Your task is to retype, word for word, the lines from the start of the data through the line holding "const absDomain = [5e-6, 5e-1];". Do not include the pictures.

======== DATA EXTRACT ========

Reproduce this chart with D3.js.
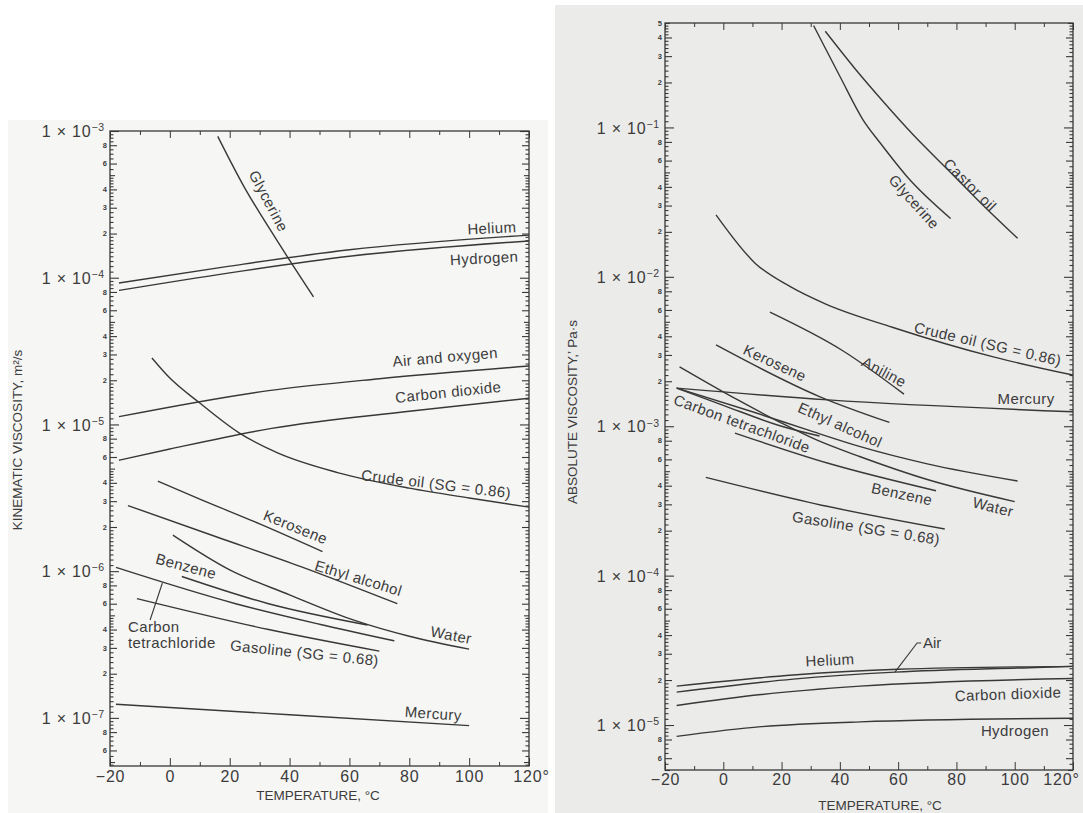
<!DOCTYPE html>
<html>
<head>
<meta charset="utf-8">
<script src="https://cdn.jsdelivr.net/npm/d3@7"></script>
<style>
  body { margin: 0; background: #fff; }
  svg text { font-family: "Liberation Sans", Arial, sans-serif; fill: #3c3c3c; }
</style>
</head>
<body>
<svg id="chart" width="1083" height="813"></svg>
<script>
// ---- data (temperature °C, viscosity) ----
const tempTicks = [-20, 0, 20, 40, 60, 80, 100, 120];
const tempMinorTicks = [-10, 10, 30, 50, 70, 90, 110];
const logSteps = [1, 1.1, 1.2, 1.3, 1.4, 1.5, 1.6, 1.7, 1.8, 1.9, 2, 2.2, 2.4, 2.6, 2.8,
                  3, 3.2, 3.4, 3.6, 3.8, 4, 4.2, 4.4, 4.6, 4.8, 5, 5.5, 6, 6.5, 7, 7.5, 8, 8.5, 9, 9.5];
const labelledSteps = [2, 3, 4, 6, 8];

const kinDomain = [4.7e-8, 1e-3];
const absDomain = [5e-6, 5e-1];

// kinematic viscosity, m²/s
const kinGlycerine = [[16, 9.2e-4], [25, 4.1e-4], [34, 2.05e-4], [48, 7.4e-5]];
const kinHelium = [[-17, 9.2e-5], [20, 1.2e-4], [60, 1.55e-4], [120, 1.95e-4]];
const kinHydrogen = [[-17, 8.2e-5], [20, 1.08e-4], [60, 1.4e-4], [120, 1.78e-4]];
const kinAir = [[-17, 1.13e-5], [33, 1.7e-5], [70, 2.05e-5], [120, 2.5e-5]];
const kinCO2 = [[-17, 5.7e-6], [0, 6.8e-6], [34, 9.4e-6], [80, 1.23e-5], [120, 1.51e-5]];
const kinCrude = [[-6, 2.84e-5], [0, 2.07e-5], [10, 1.4e-5], [23, 8.8e-6], [36, 6.4e-6],
                  [56, 4.7e-6], [80, 3.68e-6], [100, 3.15e-6], [120, 2.73e-6]];
const kinKerosene = [[-4, 4.1e-6], [10, 3.1e-6], [30, 2.1e-6], [51, 1.36e-6]];
const kinEthyl = [[-14, 2.8e-6], [15, 1.73e-6], [44, 1.07e-6], [76, 6.0e-7]];
const kinWater = [[1, 1.76e-6], [20, 1.02e-6], [40, 6.9e-7], [62, 4.6e-7], [80, 3.6e-7], [100, 2.94e-7]];
const kinBenzene = [[4, 9.2e-7], [33, 6.0e-7], [66, 4.3e-7]];
const kinCCl4 = [[-18, 1.06e-6], [22, 6.0e-7], [50, 4.35e-7], [75, 3.35e-7]];
const kinGasoline = [[-11, 6.5e-7], [33, 4.0e-7], [70, 2.85e-7]];
const kinMercury = [[-18, 1.24e-7], [40, 1.05e-7], [100, 8.85e-8]];

// absolute viscosity, Pa·s
const absCastor = [[35, 0.44], [45, 0.25], [55, 0.148], [65, 0.09], [78, 0.05], [90, 0.029], [101, 0.0181]];
const absGlycerine = [[31, 0.48], [40, 0.22], [48, 0.112], [54, 0.078], [63, 0.047], [78, 0.0246]];
const absCrude = [[-2.5, 0.026], [11, 0.0123], [23, 0.0086], [35, 0.0066], [58, 0.0046], [93, 0.0029], [120, 0.0022]];
const absAniline = [[16, 0.0058], [41, 0.0032], [62, 0.00164]];
const absKerosene = [[-2.5, 0.0035], [33, 0.00158], [57, 0.00106]];
const absMercury = [[-16, 0.0018], [36, 0.0015], [120, 0.00125]];
const absWater = [[-15, 2.5e-3], [5, 1.5e-3], [20, 1.05e-3], [32, 8.1e-4], [47, 6.25e-4], [70, 4.4e-4], [100, 3.13e-4]];
const absEthyl = [[-16, 1.8e-3], [10, 1.25e-3], [30, 9.3e-4], [47, 7.3e-4], [70, 5.6e-4], [101, 4.3e-4]];
const absCCl4 = [[-16, 1.8e-3], [0, 1.38e-3], [20, 1.0e-3], [33, 8.6e-4]];
const absBenzene = [[4, 9.0e-4], [36, 5.65e-4], [73, 3.7e-4]];
const absGasoline = [[-6, 4.55e-4], [36, 2.9e-4], [76, 2.05e-4]];
const absHelium = [[-16, 1.82e-5], [24, 2.16e-5], [60, 2.36e-5], [120, 2.47e-5]];
const absAir = [[-16, 1.66e-5], [24, 2.03e-5], [59, 2.26e-5], [105, 2.42e-5], [120, 2.47e-5]];
const absCO2 = [[-16, 1.35e-5], [13, 1.6e-5], [47, 1.82e-5], [120, 2.05e-5]];
const absHydrogen = [[-16, 8.4e-6], [13, 9.75e-6], [47, 1.05e-5], [120, 1.11e-5]];

// curve labels: [text, T, value, angle]
const kinLabels = [
  ['Glycerine', 33, 3.33e-4, 62], ['Helium', 107.6, 2.18e-4, -3], ['Hydrogen', 105, 1.36e-4, -3],
  ['Air and oxygen', 92, 2.88e-5, -5], ['Carbon dioxide', 93, 1.66e-5, -6],
  ['Crude oil (SG = 0.86)', 89, 3.93e-6, 7], ['Kerosene', 42, 2.0e-6, 22],
  ['Ethyl alcohol', 63, 8.97e-7, 17], ['Water', 94, 3.67e-7, 11], ['Benzene', 5.4, 1.08e-6, 15],
  ['Gasoline (SG = 0.68)', 45, 2.77e-7, 6], ['Mercury', 88, 1.07e-7, 4]
];
const absLabels = [
  ['Castor oil', 84.7, 0.0412, 45], ['Glycerine', 65.5, 0.0317, 48],
  ['Crude oil (SG = 0.86)', 90.8, 0.00355, 13], ['Aniline', 55.2, 0.00231, 28],
  ['Mercury', 103.9, 0.00152, 0], ['Kerosene', 17.7, 0.00265, 25],
  ['Ethyl alcohol', 40.1, 0.00102, 24], ['Carbon tetrachloride', 6.4, 0.00104, 20],
  ['Benzene', 61.3, 3.52e-4, 12], ['Water', 92.6, 2.88e-4, 14],
  ['Gasoline (SG = 0.68)', 49, 2.08e-4, 9], ['Helium', 36.6, 2.72e-5, -3],
  ['Carbon dioxide', 97.7, 1.61e-5, -2], ['Hydrogen', 100.1, 9.1e-6, 0]
];

const INK = '#383838';
const svg = d3.select('#chart');

// panel backgrounds
svg.append('rect').attr('x', 8).attr('y', 120).attr('width', 540).attr('height', 693).attr('fill', '#f6f6f4');
svg.append('rect').attr('x', 555).attr('y', 5).attr('width', 528).attr('height', 808).attr('fill', '#ebebea');

function logTicks(domain) {
    const out = [];
    for (let e = Math.floor(Math.log10(domain[0])); e <= Math.ceil(Math.log10(domain[1])); e++) {
        logSteps.forEach(m => {
            const v = +(m * Math.pow(10, e)).toPrecision(6);
            if (v >= domain[0] * 0.999 && v <= domain[1] * 1.001) out.push({ v, m, e });
        });
    }
    return out;
}

function drawPanel(cfg) {
    const x = d3.scaleLinear().domain([-20, 120]).range([cfg.left, cfg.right]);
    const y = d3.scaleLog().domain(cfg.yDomain).range([cfg.bottom, cfg.top]);
    const g = svg.append('g').attr('color', INK);

    // y ticks, grouped by length, on both sides pointing inward
    const ticks = logTicks(cfg.yDomain);
    const tickLen = t => t.m === 1 ? 9 : labelledSteps.includes(t.m) ? 7 : t.m === 5 ? 5 : 3.5;
    d3.groups(ticks, tickLen).forEach(([len, group]) => {
        const vals = group.map(t => t.v);
        g.append('g').attr('transform', `translate(${cfg.left},0)`)
            .call(d3.axisLeft(y).tickValues(vals).tickSizeInner(-len).tickSizeOuter(0).tickFormat(''))
            .call(a => a.select('.domain').remove());
        g.append('g').attr('transform', `translate(${cfg.right},0)`)
            .call(d3.axisRight(y).tickValues(vals).tickSizeInner(-len).tickSizeOuter(0).tickFormat(''))
            .call(a => a.select('.domain').remove());
    });
    g.selectAll('.tick line').attr('stroke-width', 1.1);

    // y tick labels
    ticks.forEach(t => {
        if (t.m === 1) {
            const txt = g.append('text').attr('x', cfg.left - 5).attr('y', y(t.v)).attr('dy', '0.38em')
                .attr('text-anchor', 'end').style('font-size', '16px').style('letter-spacing', '0.8px');
            txt.append('tspan').text('1 × 10');
            txt.append('tspan').attr('dy', '-0.55em').style('font-size', '10.5px').text('−' + Math.abs(t.e));
        } else if (labelledSteps.includes(t.m) || (t.m === 5 && Math.abs(t.v - cfg.yDomain[1]) < 1e-9)) {
            g.append('text').attr('x', cfg.left - 3).attr('y', y(t.v)).attr('dy', '0.35em')
                .attr('text-anchor', 'end').style('font-size', '7.5px').style('font-weight', 'bold')
                .text(t.m);
        }
    });

    // x axes
    const fmt = d => d === 120 ? '120°' : d < 0 ? '−' + Math.abs(d) : d;
    g.append('g').attr('transform', `translate(0,${cfg.bottom})`)
        .call(d3.axisBottom(x).tickValues(tempTicks).tickSizeInner(-8).tickSizeOuter(0)
            .tickPadding(cfg.tickPad).tickFormat(fmt))
        .call(a => a.select('.domain').remove())
        .call(a => a.selectAll('text').style('font-size', '16px').style('letter-spacing', '0.8px')
            .style('font-family', '"Liberation Sans", Arial, sans-serif').attr('fill', '#3c3c3c'))
        .call(a => a.selectAll('.tick').filter(d => d === 120).select('text').attr('dx', cfg.lastDx));
    g.append('g').attr('transform', `translate(0,${cfg.bottom})`)
        .call(d3.axisBottom(x).tickValues(tempMinorTicks).tickSizeInner(-4).tickSizeOuter(0).tickFormat(''))
        .call(a => a.select('.domain').remove());
    g.append('g').attr('transform', `translate(0,${cfg.top})`)
        .call(d3.axisTop(x).tickValues(tempTicks).tickSizeInner(-7).tickSizeOuter(0).tickFormat(''))
        .call(a => a.select('.domain').remove());
    g.append('g').attr('transform', `translate(0,${cfg.top})`)
        .call(d3.axisTop(x).tickValues(tempMinorTicks).tickSizeInner(-4).tickSizeOuter(0).tickFormat(''))
        .call(a => a.select('.domain').remove());

    // frame
    g.append('rect').attr('x', cfg.left).attr('y', cfg.top)
        .attr('width', cfg.right - cfg.left).attr('height', cfg.bottom - cfg.top)
        .attr('fill', 'none').attr('stroke', INK).attr('stroke-width', 1.3);

    // curves
    const line = d3.line().x(d => x(d[0])).y(d => y(d[1])).curve(d3.curveMonotoneX);
    g.selectAll('.curve').data(cfg.series).enter().append('path')
        .attr('class', 'curve')
        .attr('d', line)
        .attr('fill', 'none').attr('stroke', INK).attr('stroke-width', 1.4);

    // curve labels
    cfg.labels.forEach(([name, t, v, ang]) => {
        const px = x(t), py = y(v);
        g.append('text').attr('x', px).attr('y', py).attr('dy', '0.35em')
            .attr('text-anchor', 'middle').attr('transform', `rotate(${ang},${px},${py})`)
            .style('font-size', '15px').style('letter-spacing', '0.4px').text(name);
    });

    // axis titles
    g.append('text').attr('transform', `translate(${cfg.yTitleX},${cfg.yTitleY}) rotate(-90)`)
        .attr('text-anchor', 'middle').style('font-size', '13.5px').text(cfg.yTitle);
    g.append('text').attr('x', cfg.xTitleX).attr('y', cfg.xTitleY)
        .attr('text-anchor', 'middle').style('font-size', '13.5px').text('TEMPERATURE, °C');

    return { g, x, y };
}

// left: kinematic viscosity
const left = drawPanel({
    left: 110, right: 529, top: 131, bottom: 766, yDomain: kinDomain, tickPad: 5, lastDx: 2,
    series: [kinGlycerine, kinHelium, kinHydrogen, kinAir, kinCO2, kinCrude, kinKerosene,
             kinEthyl, kinWater, kinBenzene, kinCCl4, kinGasoline, kinMercury],
    labels: kinLabels,
    yTitle: 'KINEMATIC VISCOSITY, m²/s', yTitleX: 22, yTitleY: 440,
    xTitleX: 318, xTitleY: 800
});
// two-line label with leader for carbon tetrachloride
[['Carbon', 4.16e-7], ['tetrachloride', 3.24e-7]].forEach(([s, v]) => {
    left.g.append('text').attr('x', left.x(-14)).attr('y', left.y(v)).attr('dy', '0.35em')
        .style('font-size', '15px').style('letter-spacing', '0.4px').text(s);
});
left.g.append('path')
    .attr('d', d3.line().x(d => left.x(d[0])).y(d => left.y(d[1]))([[-6.6, 4.65e-7], [-2.5, 8.3e-7]]))
    .attr('stroke', INK).attr('stroke-width', 1.1).attr('fill', 'none');

// right: absolute viscosity
const right = drawPanel({
    left: 665, right: 1073, top: 23, bottom: 770, yDomain: absDomain, tickPad: 4, lastDx: -12,
    series: [absCastor, absGlycerine, absCrude, absAniline, absKerosene, absMercury, absEthyl,
             absWater, absCCl4, absBenzene, absGasoline, absHelium, absAir, absCO2, absHydrogen],
    labels: absLabels,
    yTitle: 'ABSOLUTE VISCOSITY,’ Pa·s', yTitleX: 577, yTitleY: 412,
    xTitleX: 880, xTitleY: 810
});
right.g.append('text').attr('x', right.x(68.5)).attr('y', right.y(3.54e-5)).attr('dy', '0.35em')
    .style('font-size', '15px').text('Air');
right.g.append('path')
    .attr('d', d3.line().x(d => right.x(d[0])).y(d => right.y(d[1]))([[67.9, 3.54e-5], [66.5, 3.54e-5], [58.9, 2.26e-5]]))
    .attr('stroke', INK).attr('stroke-width', 1.1).attr('fill', 'none');
</script>
</body>
</html>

========

• RESPONSE:
Reproduce this chart with D3.js.
<!DOCTYPE html>
<html>
<head>
<meta charset="utf-8">
<script src="https://cdn.jsdelivr.net/npm/d3@7"></script>
<style>
  body { margin: 0; background: #fff; }
  svg text { font-family: "Liberation Sans", Arial, sans-serif; fill: #3c3c3c; }
</style>
</head>
<body>
<svg id="chart" width="1083" height="813"></svg>
<script>
// ---- data (temperature °C, viscosity) ----
const tempTicks = [-20, 0, 20, 40, 60, 80, 100, 120];
const tempMinorTicks = [-10, 10, 30, 50, 70, 90, 110];
const logSteps = [1, 1.1, 1.2, 1.3, 1.4, 1.5, 1.6, 1.7, 1.8, 1.9, 2, 2.2, 2.4, 2.6, 2.8,
                  3, 3.2, 3.4, 3.6, 3.8, 4, 4.2, 4.4, 4.6, 4.8, 5, 5.5, 6, 6.5, 7, 7.5, 8, 8.5, 9, 9.5];
const labelledSteps = [2, 3, 4, 6, 8];

const kinDomain = [4.7e-8, 1e-3];
const absDomain = [5e-6, 5e-1];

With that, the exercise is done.